Turtle Island: Nostalgic Voices illustrates the island’s former residents’ longing for their old home, which has now become a playground for tourists. In Shadow Dancing at Ma Tsu, the island’s youngsters jump freely on the beach, as military restrictions have become a thing of the past, yet at the same time they voice their concern for the local economy once military institutions leave the island. In Who Is Fishing®?, the Diaoyutai Islands appear tauntingly out of the waters, but attempts at landing are thwarted by the Japanese coast guard. These segments each have their poignant moments that lend particular meaning when viewed today, with the additional backdrop of 24 intervening years.

Particularly noteworthy is The Floating Ball, shot on Little Liuqiu. Most of the segment documents Chinese fishermen in their ‘floating hotels’ (i.e., the boats that served as their lodgings).

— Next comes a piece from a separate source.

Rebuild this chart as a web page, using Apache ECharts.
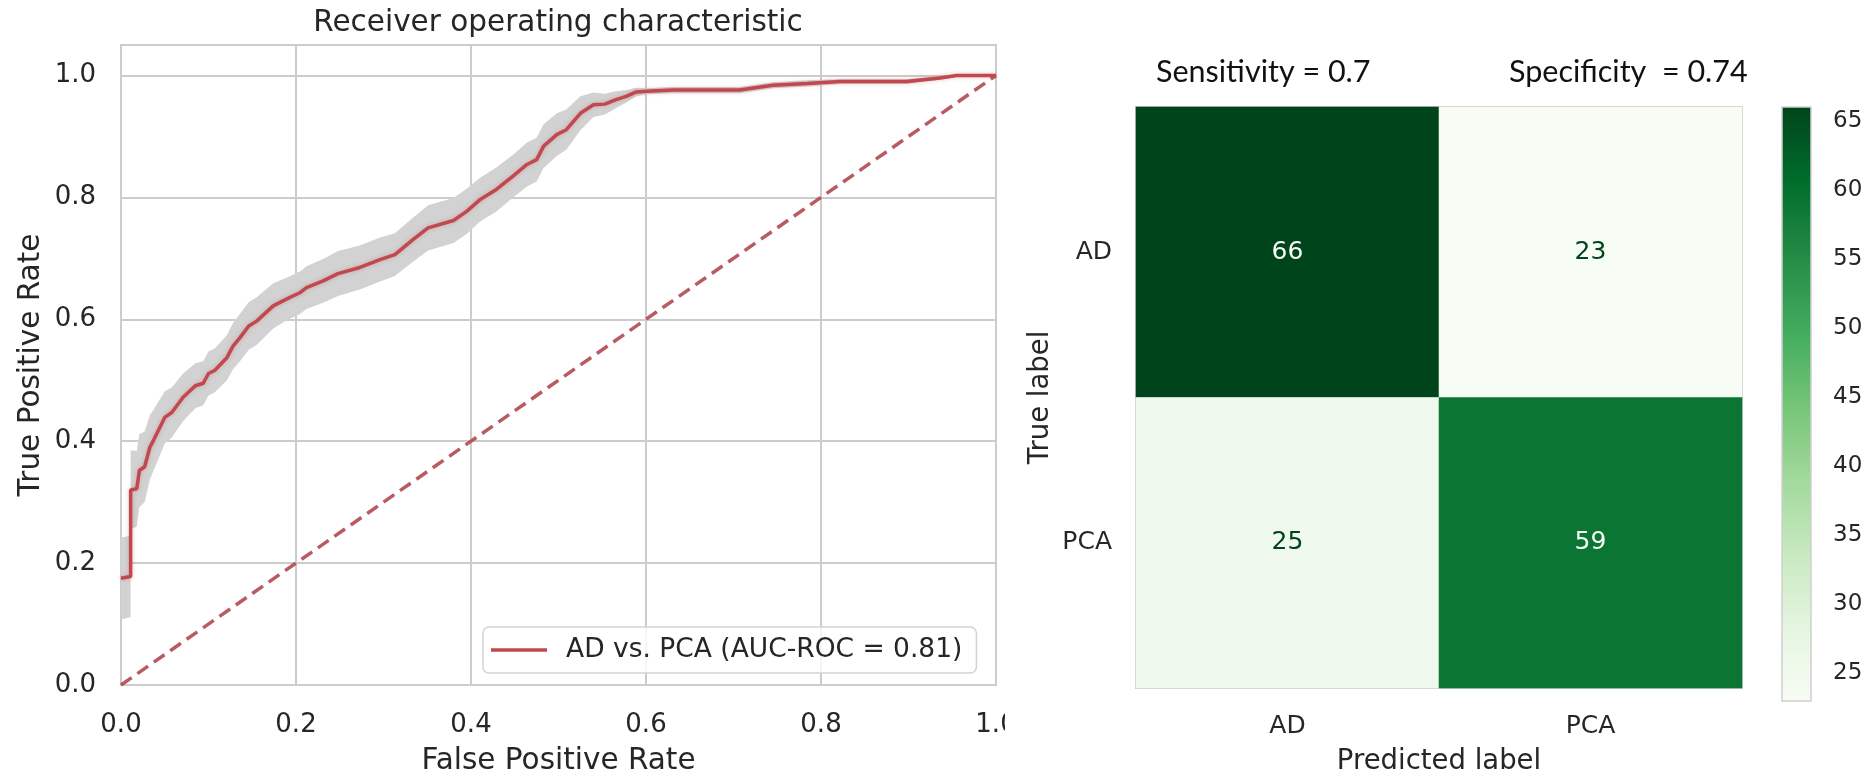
<!DOCTYPE html>
<html>
<head>
<meta charset="utf-8">
<script src="https://cdn.jsdelivr.net/npm/echarts@6/dist/echarts.min.js"></script>
<style>
  html, body { margin: 0; padding: 0; background: #ffffff; }
  #chart { width: 1875px; height: 781px; }
</style>
</head>
<body>
<div id="chart"></div>
<script>
// Mean ROC curve (false positive rate -> true positive rate) and its spread
const fpr = [0.000, 0.011, 0.011, 0.018, 0.021, 0.027, 0.033, 0.037, 0.050, 0.058,
             0.071, 0.085, 0.094, 0.100, 0.107, 0.121, 0.128, 0.136, 0.146, 0.155,
             0.174, 0.189, 0.205, 0.212, 0.231, 0.248, 0.273, 0.296, 0.313, 0.334,
             0.351, 0.380, 0.395, 0.410, 0.429, 0.448, 0.464, 0.475, 0.483, 0.498,
             0.509, 0.525, 0.540, 0.553, 0.565, 0.578, 0.589, 0.601, 0.631, 0.707,
             0.745, 0.784, 0.822, 0.898, 0.936, 0.955, 1.000];
const tpr = [0.175, 0.178, 0.320, 0.322, 0.352, 0.358, 0.390, 0.401, 0.439, 0.447,
             0.472, 0.491, 0.495, 0.511, 0.516, 0.537, 0.556, 0.570, 0.589, 0.597,
             0.622, 0.633, 0.644, 0.652, 0.663, 0.675, 0.685, 0.698, 0.706, 0.731,
             0.750, 0.762, 0.777, 0.796, 0.813, 0.835, 0.854, 0.862, 0.884, 0.903,
             0.911, 0.938, 0.952, 0.953, 0.960, 0.966, 0.973, 0.974, 0.976, 0.976,
             0.984, 0.987, 0.990, 0.990, 0.996, 1.000, 1.000];
const tprStd = [0.067, 0.067, 0.065, 0.062, 0.060, 0.058, 0.053, 0.050, 0.043, 0.041,
                0.039, 0.037, 0.036, 0.036, 0.036, 0.037, 0.038, 0.039, 0.039, 0.039,
                0.037, 0.035, 0.035, 0.035, 0.036, 0.037, 0.036, 0.036, 0.035, 0.036,
                0.037, 0.037, 0.037, 0.036, 0.036, 0.035, 0.036, 0.036, 0.036, 0.035,
                0.033, 0.028, 0.020, 0.017, 0.014, 0.010, 0.007, 0.005, 0.005, 0.005,
                0.005, 0.005, 0.004, 0.004, 0.003, 0.002, 0.000];
const chanceLine = [[0, 0], [1, 1]];
const rocName = 'AD vs. PCA (AUC-ROC = 0.81)';

// Confusion matrix: rows = true label, columns = predicted label
const classLabels = ['AD', 'PCA'];
const confusion = [[66, 23],
                   [25, 59]];
const colorbarTicks = [25, 30, 35, 40, 45, 50, 55, 60, 65];
const sensitivityText = 'Sensitivity = 0.7';
const specificityText = 'Specificity  = 0.74';

// matplotlib "Greens" colormap anchors, light to dark
const greens = ['#f7fcf5', '#e5f5e0', '#c7e9c0', '#a1d99b', '#74c476',
                '#41ab5d', '#238b45', '#006d2c', '#00441b'];

const FONT = 'DejaVu Sans';
const TEXT = '#262626';
const GRID = '#cccccc';
const RED = '#c0484e';

const bandLower = tpr.map((v, i) => Math.max(0, v - tprStd[i]));
const bandUpper = tpr.map((v, i) => Math.min(1, v + tprStd[i]));

const flat = confusion.flat();
const cMin = Math.min(...flat);
const cMax = Math.max(...flat);
const cMid = (cMin + cMax) / 2;

const heatData = [];
confusion.forEach((row, r) => row.forEach((v, c) => {
  heatData.push({
    value: [c, r, v],
    label: { color: v > cMid ? greens[0] : greens[greens.length - 1] }
  });
}));

const chart = echarts.init(document.getElementById('chart'), null, { renderer: 'canvas' });

chart.setOption({
  backgroundColor: '#ffffff',
  animation: false,
  textStyle: { fontFamily: FONT, color: TEXT },
  title: [
    {
      text: 'Receiver operating characteristic',
      left: 558, top: 8, padding: 0, textAlign: 'center',
      textStyle: { fontFamily: FONT, fontSize: 29.5, fontWeight: 'normal', color: TEXT }
    },
    {
      text: sensitivityText, left: 1156, top: 57, padding: 0,
      textStyle: { fontFamily: 'Lato', fontSize: 30.5, fontWeight: 'normal', color: '#111111' }
    },
    {
      text: specificityText, left: 1509, top: 57, padding: 0,
      textStyle: { fontFamily: 'Lato', fontSize: 30.5, fontWeight: 'normal', color: '#111111' }
    }
  ],
  legend: {
    data: [{ name: rocName, icon: 'rect' }],
    left: 483, top: 627,
    padding: [8, 14, 8, 8],
    itemWidth: 56, itemHeight: 3.5,
    backgroundColor: 'rgba(255,255,255,0.8)',
    borderColor: '#d4d4d4', borderWidth: 1.5, borderRadius: 6,
    selectedMode: false,
    textStyle: { fontFamily: FONT, fontSize: 26.5, color: TEXT, lineHeight: 30,
                 padding: [0, 0, 0, 14] }
  },
  grid: [
    { left: 121, top: 45, width: 875, height: 640, show: true,
      borderColor: GRID, borderWidth: 2, backgroundColor: 'transparent' },
    { left: 1136, top: 107, width: 606, height: 594, show: true,
      borderColor: GRID, borderWidth: 2, backgroundColor: 'transparent' },
    { left: 1782, top: 107, width: 29, height: 594 }
  ],
  xAxis: [
    {
      gridIndex: 0, type: 'value', min: 0, max: 1, interval: 0.2,
      axisLine: { show: false }, axisTick: { show: false },
      splitLine: { show: true, lineStyle: { color: GRID, width: 2 } },
      axisLabel: { fontFamily: FONT, fontSize: 26, color: TEXT, margin: 27,
                   formatter: v => v.toFixed(1) },
      name: 'False Positive Rate', nameLocation: 'middle', nameGap: 61,
      nameTextStyle: { fontFamily: FONT, fontSize: 29.5, color: TEXT }
    },
    {
      gridIndex: 1, type: 'category', data: classLabels,
      axisLine: { show: false }, axisTick: { show: false }, splitLine: { show: false },
      axisLabel: { fontFamily: FONT, fontSize: 25, color: TEXT, margin: 26 },
      name: 'Predicted label', nameLocation: 'middle', nameGap: 60,
      nameTextStyle: { fontFamily: FONT, fontSize: 27.5, color: TEXT }
    },
    { gridIndex: 2, type: 'value', min: 0, max: 1, show: false }
  ],
  yAxis: [
    {
      gridIndex: 0, type: 'value', min: 0, max: 1.05, interval: 0.2,
      axisLine: { show: false }, axisTick: { show: false },
      splitLine: { show: true, lineStyle: { color: GRID, width: 2 } },
      axisLabel: { fontFamily: FONT, fontSize: 26, color: TEXT, margin: 25,
                   formatter: v => (v > 1.0001 ? '' : v.toFixed(1)) },
      name: 'True Positive Rate', nameLocation: 'middle', nameGap: 75, nameRotate: 90,
      nameTextStyle: { fontFamily: FONT, fontSize: 29.5, color: TEXT }
    },
    {
      gridIndex: 1, type: 'category', data: classLabels, inverse: true,
      axisLine: { show: false }, axisTick: { show: false }, splitLine: { show: false },
      axisLabel: { fontFamily: FONT, fontSize: 25, color: TEXT, margin: 24 },
      name: 'True label', nameLocation: 'middle', nameGap: 81, nameRotate: 90,
      nameTextStyle: { fontFamily: FONT, fontSize: 27.5, color: TEXT }
    },
    {
      gridIndex: 2, type: 'value', min: cMin, max: cMax, position: 'right',
      axisLine: { show: false }, splitLine: { show: false },
      axisTick: { show: true, length: 11, customValues: colorbarTicks,
                  lineStyle: { color: TEXT, width: 2 } },
      axisLabel: { fontFamily: FONT, fontSize: 23, color: TEXT, margin: 22,
                   customValues: colorbarTicks }
    }
  ],
  visualMap: {
    type: 'continuous', show: false, seriesIndex: 4, dimension: 2,
    min: cMin, max: cMax, inRange: { color: greens }
  },
  series: [
    // grey spread band around the mean curve, drawn as one polygon
    {
      type: 'custom', xAxisIndex: 0, yAxisIndex: 0, silent: true, z: 1,
      data: fpr.map((x, i) => [x, bandLower[i], bandUpper[i]]),
      encode: { x: 0, y: [1, 2] },
      renderItem: function (params, api) {
        if (params.dataIndex !== 0) return null;
        const pts = [];
        for (let i = 0; i < fpr.length; i++) pts.push(api.coord([fpr[i], bandUpper[i]]));
        for (let i = fpr.length - 1; i >= 0; i--) pts.push(api.coord([fpr[i], bandLower[i]]));
        return { type: 'polygon', shape: { points: pts }, style: { fill: '#d2d2d2' } };
      }
    },
    // chance diagonal
    {
      type: 'line', xAxisIndex: 0, yAxisIndex: 0, silent: true, symbol: 'none',
      lineStyle: { color: 'rgba(178,72,80,0.9)', width: 3.5, type: [13, 7] },
      data: chanceLine, z: 2
    },
    // mean ROC curve
    {
      name: rocName, type: 'line', xAxisIndex: 0, yAxisIndex: 0, symbol: 'none',
      color: RED,
      lineStyle: { color: RED, width: 3.5, shadowColor: 'rgba(196,78,82,0.35)', shadowBlur: 4 },
      data: fpr.map((x, i) => [x, tpr[i]]), z: 3
    },
    // placeholder keeps series indices stable
    { type: 'line', xAxisIndex: 0, yAxisIndex: 0, data: [], silent: true },
    // confusion matrix cells
    {
      type: 'heatmap', xAxisIndex: 1, yAxisIndex: 1, data: heatData,
      label: { show: true, fontFamily: FONT, fontSize: 25 },
      itemStyle: { borderWidth: 0 },
      emphasis: { disabled: true }
    },
    // colour bar for the matrix scale
    {
      type: 'custom', xAxisIndex: 2, yAxisIndex: 2, silent: true,
      data: [[0, cMin, 1, cMax]],
      encode: { x: [0, 2], y: [1, 3] },
      renderItem: function (params, api) {
        const p0 = api.coord([api.value(0), api.value(3)]);
        const p1 = api.coord([api.value(2), api.value(1)]);
        const stops = greens.slice().reverse().map((c, i) => ({
          offset: i / (greens.length - 1), color: c
        }));
        return {
          type: 'rect',
          shape: { x: p0[0], y: p0[1], width: p1[0] - p0[0], height: p1[1] - p0[1] },
          style: {
            fill: new echarts.graphic.LinearGradient(0, 0, 0, 1, stops),
            stroke: '#cfcfcf', lineWidth: 1.5
          }
        };
      }
    }
  ],
  graphic: [
    // the left panel is cut off at its right edge, clipping the last tick label
    { type: 'rect', left: 1005, top: 700, z: 100,
      shape: { width: 40, height: 45 }, style: { fill: '#ffffff' } }
  ]
});
</script>
</body>
</html>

These were the first such migrant workers who came to Taiwan legally from mainland China, and as we see their down-to-earth gazes, and slender-yet-powerful bodies toiling away, the later Chinese documentary We Were SMART inevitably comes to mind [note 3]. In both documentaries, the subjects featured were migrant workers from China. With all the upheavals and turmoil China has seen in recent years, one cannot help but wonder if this ‘SMART’ generation of former migrant workers is still alive and well. 

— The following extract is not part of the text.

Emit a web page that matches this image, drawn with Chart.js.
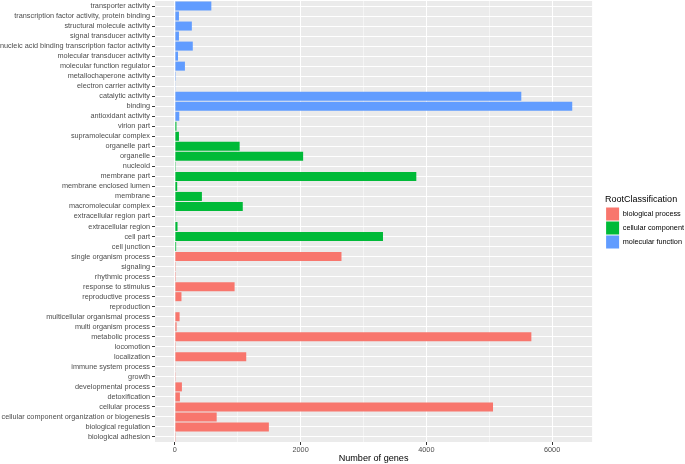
<!DOCTYPE html>
<html>
<head>
<meta charset="utf-8">
<script src="https://cdn.jsdelivr.net/npm/chart.js@4/dist/chart.umd.min.js"></script>
<style>
  html, body { margin: 0; padding: 0; background: #fff; }
  #wrap { width: 685px; height: 464px; }
</style>
</head>
<body>
<div id="wrap"><canvas id="chart"></canvas></div>
<script>
// GO terms, top to bottom as they appear on the axis
const categories = [
  "transporter activity",
  "transcription factor activity, protein binding",
  "structural molecule activity",
  "signal transducer activity",
  "nucleic acid binding transcription factor activity",
  "molecular transducer activity",
  "molecular function regulator",
  "metallochaperone activity",
  "electron carrier activity",
  "catalytic activity",
  "binding",
  "antioxidant activity",
  "virion part",
  "supramolecular complex",
  "organelle part",
  "organelle",
  "nucleoid",
  "membrane part",
  "membrane enclosed lumen",
  "membrane",
  "macromolecular complex",
  "extracellular region part",
  "extracellular region",
  "cell part",
  "cell junction",
  "single organism process",
  "signaling",
  "rhythmic process",
  "response to stimulus",
  "reproductive process",
  "reproduction",
  "multicellular organismal process",
  "multi organism process",
  "metabolic process",
  "locomotion",
  "localization",
  "immune system process",
  "growth",
  "developmental process",
  "detoxification",
  "cellular process",
  "cellular component organization or biogenesis",
  "biological regulation",
  "biological adhesion"
];

const geneCounts = [
  580, 65, 270, 65, 285, 50, 160, 2, 6, 5510, 6320, 70,
  25, 65, 1030, 2040, 3, 3840, 37, 430, 1080, 10, 42, 3310, 20,
  2650, 3, 2, 950, 105, 8, 75, 27, 5670, 3, 1135, 10, 12, 112, 80, 5060, 665, 1495, 3
];

const rootClass = [
  "MF", "MF", "MF", "MF", "MF", "MF", "MF", "MF", "MF", "MF", "MF", "MF",
  "CC", "CC", "CC", "CC", "CC", "CC", "CC", "CC", "CC", "CC", "CC", "CC", "CC",
  "BP", "BP", "BP", "BP", "BP", "BP", "BP", "BP", "BP", "BP", "BP", "BP", "BP", "BP", "BP", "BP", "BP", "BP", "BP"
];

const classCodes = ["BP", "CC", "MF"];
const classNames = ["biological process", "cellular component", "molecular function"];
const classColors = ["#F8766D", "#00BA38", "#619CFF"];

const xTicks = [0, 1000, 2000, 3000, 4000, 5000, 6000];

const FONT = "'Liberation Sans', Arial, sans-serif";

// grey ggplot-like panel behind the grid
const panelBg = {
  id: "panelBg",
  beforeDraw(chart) {
    const { ctx, chartArea: a } = chart;
    ctx.save();
    ctx.fillStyle = "#EBEBEB";
    ctx.fillRect(a.left, a.top, a.right - a.left, a.bottom - a.top);
    ctx.restore();
  }
};

// push the legend away from the panel and centre it on the panel, like ggplot
const legendShift = {
  id: "legendShift",
  afterLayout(chart) {
    const lg = chart.legend;
    if (!lg) return;
    lg.left += 13;
    lg.right += 13;
    lg.top -= 10.5;
    lg.bottom -= 10.5;
    if (lg.adjustHitBoxes) lg.adjustHitBoxes();
  }
};

const datasets = classCodes.map((code, i) => ({
  label: classNames[i],
  data: geneCounts.map((v, j) => (rootClass[j] === code ? v : null)),
  backgroundColor: classColors[i],
  borderWidth: 0,
  barPercentage: 0.9,
  categoryPercentage: 1
}));

const isMajor = (ctx) => ctx.tick && ctx.tick.value % 2000 === 0;

new Chart(document.getElementById("chart"), {
  type: "bar",
  data: { labels: categories, datasets: datasets },
  plugins: [panelBg, legendShift],
  options: {
    indexAxis: "y",
    responsive: true,
    maintainAspectRatio: false,
    animation: false,
    layout: { padding: { top: 1, right: 4, bottom: 0, left: 0 } },
    scales: {
      x: {
        stacked: true,
        min: -316,
        max: 6636,
        afterBuildTicks: (axis) => {
          axis.ticks = xTicks.map((v) => ({ value: v }));
        },
        afterFit: (axis) => {
          axis.height = 22;
        },
        border: { display: false },
        grid: {
          color: "#FFFFFF",
          lineWidth: (ctx) => (isMajor(ctx) ? 1 : 0.5),
          tickColor: (ctx) => (isMajor(ctx) ? "#333333" : "rgba(0,0,0,0)"),
          tickLength: 3
        },
        ticks: {
          autoSkip: false,
          maxRotation: 0,
          padding: 1,
          color: "#4D4D4D",
          font: { family: FONT, size: 7.3 },
          callback: (v) => (v % 2000 === 0 ? String(v) : "")
        },
        title: {
          display: true,
          text: "Number of genes",
          color: "#000000",
          font: { family: FONT, size: 9.1 },
          padding: { top: 0, bottom: 0.5 }
        }
      },
      y: {
        stacked: true,
        afterFit: (axis) => {
          axis.width = 155;
          axis.paddingTop = 0;
          axis.paddingBottom = 0;
        },
        border: { display: false },
        grid: {
          color: "#FFFFFF",
          lineWidth: 1,
          offset: false,
          tickColor: "#333333",
          tickLength: 3
        },
        ticks: {
          autoSkip: false,
          padding: 2,
          color: "#4D4D4D",
          font: { family: FONT, size: 7.3 }
        }
      }
    },
    plugins: {
      legend: {
        position: "right",
        title: {
          display: true,
          position: "start",
          text: "RootClassification",
          color: "#000000",
          font: { family: FONT, size: 9 },
          padding: { top: 0, bottom: 1 }
        },
        labels: {
          boxWidth: 13,
          boxHeight: 13,
          padding: 1,
          color: "#000000",
          font: { family: FONT, size: 7.3 }
        }
      },
      tooltip: { enabled: false }
    }
  }
});
</script>
</body>
</html>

With heightened tensions since 2020 brought in part by the pandemic, in part by a renewed Cold War between the US-led West on one side, and China and its allies on the other, Taiwan has seen its originally ambiguous status in the global arena change dramatically, and its people have also experienced a seismic shift in self-identity and their conception of borders and boundaries.

 

At this crucial moment in time, it seems especially valuable for us to review how directors in 2000 sought to explore their world from their island vantage point. In particular, the untamed atmosphere, recurrent diversions into self-reflection, and unwearying narration serve to manifest the declaration in another group email at the launch of the project:

We aim to make a series of documentaries about islands

12 islands with 12 authors, each cast away onto an unfamiliar island

Each conversing with the earth, and listening to the dialogue between sea and land

To produce a 15 to 20 minute documentary one year later

No objective journalistic reporting is allowed, and in a departure from mainstream aesthetics

We want you to think, feel, participate, engage, and fight for life with the island and the ocean, with all that is unpretentious in life…

12 unique, abstract, personal, and unflinchingly real documentary shorts

 

My gratitude goes to the Floating Islands team for their unpretentious, heartfelt efforts to live life with the islands. They are momentous, shining beacons that guide us through the dark seas, as we strive to ‘become citizens of the island(s)’.

 

 

Notes:
[Side Note] One of Taiwan’s most storied live house venues in the late 1990s and 2000s, which hosted a wide range of underground rock bands before its eventual closure in mid-2013.

  1. Isaac Li et al., Floating Islands, Taipei: Tang Shan, 2001.
  2. A Dictionary of Maqiao is a novel in dictionary form by Chinese author Han Shaogong. The novel consists of 115 articles depicting life in Miluo County, Hunan Province, from the perspective of a young student sent there by the Down to the Countryside Movement, in part realistic depictions of agricultural life, in part fictional accounts created by the author (e.g. ‘streetsickness’).
  3.  We Were SMART tells the stories of China’s Sha-ma-te (referred to as SMART) subculture. Based on in-depth interviews with migrant workers born in the 1990s and 2000s, this documentary film focuses on their hometowns, educational backgrounds, destination cities, factory lives and spiritual world.

 

HO Hsin-chieh

Hsin-chieh was born in 1985 in Penghu, and currently heads the Offshore Islands Publishing, where she also serves as editor-in-chief. She is a co-author of Waters Divided, and helped produce the documentary Frontline Residents: An Island Story.